Courteline en dentelles
Courteline en dentelles, courtes pièces de Georges Courteline, mise en scène de Jérôme Deschamps.
De Gorges Courteline (1856-1929), on connaît généralement plus des pièces comme Boubouroche, Le Commisaire est bon enfant, Le Train de 8 h 47, La Peur des coups ou Les Boulingrin, où l’auteur décrit sans aucune pitié, mais avec une certaine indulgence, les travers et les mesquineries de la vie de ses contemporains qui ne doutent de rien , et en tout cas jamais d’eux-même.
Les autres petites pièces dont s’est emparé Jérôme Deschamps, avec son complice Michel Fau, sont aussi de la même veine. Ce sont 26, puis Le Gora, Ma femme est en voyage, Mentons bleus, La Maître de forges, L’iIlustre Piegelé et enfin Gros chagrins.
Sur le célèbre plateau nu cher à Peter Brook avec son mur de fond rouge, il n’y a aucun décor. Juste une déclinaison à deux exemplaires: une petite table avec deux verres et une carafe d’eau, deux formes à chapeaux avec un bonnet blanc féminin, deux chaises au velours rouge provenant d’une loge de l’Opéra-Comique, et deux pupitres où est posé le texte des pièces, et bien sûr deux acteurs jouant de nombreux personnages.
Ils sont là tous les deux debout, en smoking et chemise blanche, avec un ridicule petit nœud papillon. Ce n’est pas vraiment une lecture mais une sorte de courtelinade au second, voire au troisième degré. Ce sont avant tout Jérôme Deschamps et Michel Fau qui se jouent la comédie, avec beaucoup d’humour et de savoir-faire dans la dénonciation de la bêtise. Pas de mise en scène spectaculaire, puisqu’ils restent devant leur pupitre à peu près tout le temps.
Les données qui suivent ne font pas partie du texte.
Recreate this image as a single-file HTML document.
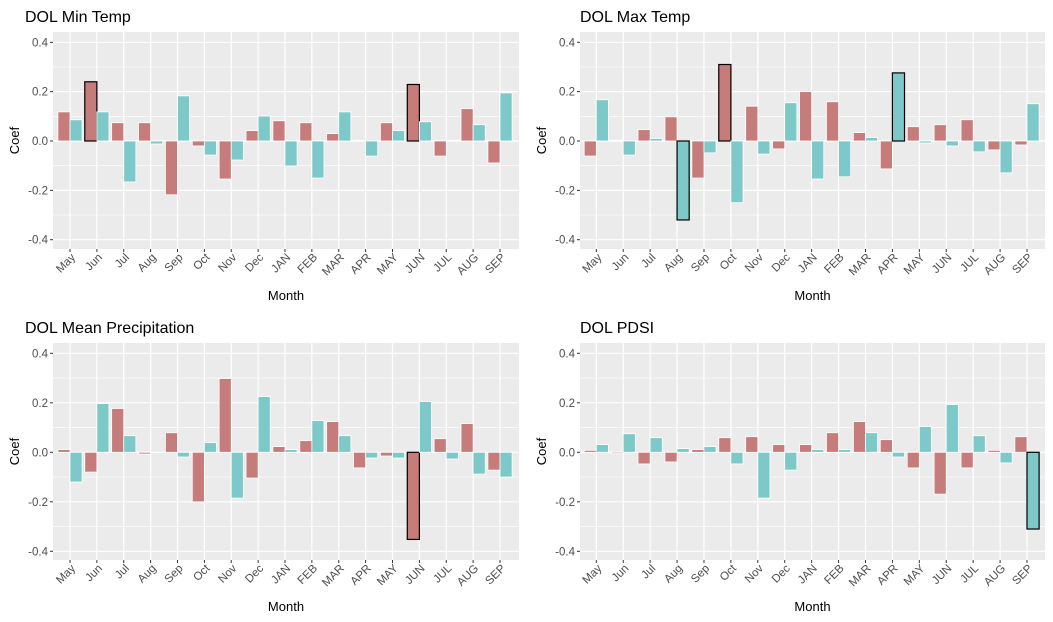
<!DOCTYPE html>
<html><head><meta charset="utf-8"><style>
body{margin:0;background:#fff}
svg{display:block;font-family:"Liberation Sans",Arial,sans-serif}
</style></head><body>
<svg id="chart" width="1053" height="622"></svg>
<script>
const months = ["May","Jun","Jul","Aug","Sep","Oct","Nov","Dec","JAN","FEB","MAR","APR","MAY","JUN","JUL","AUG","SEP"];
const yTicks = [-0.4,-0.2,0,0.2,0.4];
const yTickLabels = ["-0.4","-0.2","0.0","0.2","0.4"];
const titles = ["DOL Min Temp","DOL Max Temp","DOL Mean Precipitation","DOL PDSI"];
const minTempRed  = [0.118,0.24,0.074,0.074,-0.218,-0.02,-0.154,0.042,0.082,0.074,0.03,0.003,0.074,0.229,-0.061,0.131,-0.089];
const minTempCyan = [0.086,0.118,-0.166,-0.012,0.183,-0.057,-0.077,0.101,-0.101,-0.15,0.118,-0.061,0.042,0.078,0.003,0.066,0.195];
const maxTempRed  = [-0.061,0.003,0.046,0.098,-0.15,0.31,0.141,-0.032,0.2,0.159,0.034,-0.113,0.058,0.066,0.086,-0.036,-0.016];
const maxTempCyan = [0.167,-0.057,0.01,-0.32,-0.048,-0.25,-0.053,0.155,-0.154,-0.145,0.014,0.276,-0.008,-0.02,-0.044,-0.129,0.151];
const precipRed   = [0.011,-0.08,0.177,-0.007,0.079,-0.2,0.298,-0.104,0.023,0.047,0.124,-0.063,-0.015,-0.352,0.055,0.116,-0.072];
const precipCyan  = [-0.12,0.197,0.067,0,-0.019,0.039,-0.185,0.225,0.011,0.128,0.067,-0.023,-0.023,0.205,-0.027,-0.088,-0.1];
const pdsiRed     = [0.008,-0.005,-0.047,-0.039,0.011,0.059,0.063,0.031,0.031,0.079,0.124,0.051,-0.063,-0.169,-0.063,0.008,0.063];
const pdsiCyan    = [0.031,0.075,0.059,0.015,0.023,-0.047,-0.185,-0.072,0.011,0.011,0.079,-0.019,0.104,0.193,0.067,-0.043,-0.31];
// highlighted bars: [series ('r'/'c'), month index]
const hlMin = [["r",1],["r",13]];
const hlMax = [["r",5],["c",3],["c",11]];
const hlPrecip = [["r",13]];
const hlPdsi = [["c",16]];

const NS="http://www.w3.org/2000/svg";
const svg=document.getElementById('chart');
function el(tag,attrs,parent,text){const e=document.createElementNS(NS,tag);for(const k in attrs)e.setAttribute(k,attrs[k]);if(text!==undefined)e.textContent=text;(parent||svg).appendChild(e);return e;}

const panels=[
 {name:"min-temp",x0:53,x1:519,y0:32,y1:249,xMay:70,xSep:500,yZero:141,yTop:42.3,red:minTempRed,cyan:minTempCyan,hl:hlMin,title:titles[0],tx:25,ty:22},
 {name:"max-temp",x0:580,x1:1045,y0:32,y1:249,xMay:596.3,xSep:1027,yZero:141,yTop:42.3,red:maxTempRed,cyan:maxTempCyan,hl:hlMax,title:titles[1],tx:580,ty:22},
 {name:"mean-precip",x0:53,x1:519,y0:343,y1:560,xMay:70,xSep:500,yZero:452.3,yTop:353.3,red:precipRed,cyan:precipCyan,hl:hlPrecip,title:titles[2],tx:25,ty:333},
 {name:"pdsi",x0:580,x1:1045,y0:343,y1:560,xMay:596.3,xSep:1027,yZero:452.3,yTop:353.3,red:pdsiRed,cyan:pdsiCyan,hl:hlPdsi,title:titles[3],tx:580,ty:333}
];

panels.forEach(p=>{
  const g=el('g',{});
  
  
  const step=(p.xSep-p.xMay)/(months.length-1);
  const xs=i=>p.xMay+i*step;
  const scale=(p.yZero-p.yTop)/0.4;
  const ys=v=>p.yZero-v*scale;
  const bg=el('rect',{x:p.x0,y:p.y0,width:p.x1-p.x0,height:p.y1-p.y0,fill:'#ebebeb'},g);
  
  
  [-0.3,-0.1,0.1,0.3].forEach(v=>el('line',{x1:p.x0,x2:p.x1,y1:ys(v),y2:ys(v),stroke:'#fff','stroke-width':0.6},g));
  yTicks.forEach(v=>el('line',{x1:p.x0,x2:p.x1,y1:ys(v),y2:ys(v),stroke:'#fff','stroke-width':1.2},g));
  months.forEach((m,i)=>el('line',{x1:xs(i),x2:xs(i),y1:p.y0,y2:p.y1,stroke:'#fff','stroke-width':1.2},g));
  const bw=step*0.45;
  const hlSet=new Set(p.hl.map(h=>h[0]+h[1]));
  const drawBar=(v,i,ser)=>{
    const x=ser==='r'?xs(i)-bw:xs(i);
    const y=Math.min(ys(v),ys(0)), h=Math.abs(ys(v)-ys(0));
    const hl=hlSet.has(ser+i);
    const r=el('rect',{x:x,y:y,width:bw,height:Math.max(h,0.3),fill:ser==='r'?'#c67c7a':'#7dc8c9',stroke:hl?'#000':'#fff','stroke-width':hl?1.2:0.8},g);
    
    
  };
  p.red.forEach((v,i)=>drawBar(v,i,'r'));
  p.cyan.forEach((v,i)=>drawBar(v,i,'c'));
  yTicks.forEach((v,k)=>{
    el('line',{x1:p.x0-3,x2:p.x0,y1:ys(v),y2:ys(v),stroke:'#333','stroke-width':1},g);
    const t=el('text',{x:p.x0-5,y:ys(v)+4,'text-anchor':'end','font-size':11.5,fill:'#4d4d4d'},g,yTickLabels[k]);
    
    
  });
  months.forEach((m,i)=>{
    el('line',{x1:xs(i),x2:xs(i),y1:p.y1,y2:p.y1+3,stroke:'#333','stroke-width':1},g);
    const ax=xs(i)+6, ay=p.y1+9;
    const t=el('text',{x:ax,y:ay,'text-anchor':'end','font-size':11.5,fill:'#4d4d4d',transform:`rotate(-45 ${ax} ${ay})`},g,m);
    
    
  });
  const tt=el('text',{x:p.tx,y:p.ty,'font-size':16,fill:'#000'},g,p.title);
  
  
  const cy=(p.y0+p.y1)/2, lx=p.x0-34;
  const yl=el('text',{x:lx,y:cy,'text-anchor':'middle','font-size':13,fill:'#000',transform:`rotate(-90 ${lx} ${cy})`},g,'Coef');
  
  
  const xl=el('text',{x:(p.x0+p.x1)/2,y:p.y1+51,'text-anchor':'middle','font-size':13,fill:'#000'},g,'Month');
  
  
});
</script>
</body></html>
Ils n’ont aucun costume ni accessoire si ce n’ est une peau d’ours, et ils se contentent de mettre leur bonnet de toile blanche quand ils jouent un personnage féminin. C’est parfois énorme comme une farce de collégiens, mais l’on rit de bon cœur…
Ces petites pièce écrites, il y a déjà un siècle ou plus , n’ont pas toutes la même qualité mais 26, Le Gora , Gros chagrins, ou Mentons bleus, où Courteline met en scène deux vieux cabots qui s’insultent , sont tout à fait savoureuses et ont déjà quelque chose de l’univers de Ionesco. Il ne faudrait sans doute pas que cette mise en abyme dure trop longtemps, même si les deux compères sont brillants et font feu de tout bois dans ce qui ressemble parfois un peu à un exercice de style. Mais cette unique heure passe vite, et est, somme toute, assez réjouissante. Le public pas très jeune- dans une salle pas très pleine- la place est à 15 euros quand même- ne boude pas son plaisir.
Cela fait-il quand même une soirée? Pas si sûr. Enfin, c’est à vous de voir…Cela aurait fait une excellente première partie de De beaux lendemains qui suit et dont rend compte Véronique Hotte.
Philippe du Vignal
Théâtre des Bouffes du Nord à 19 heures. Jusqu’ au 25 juin.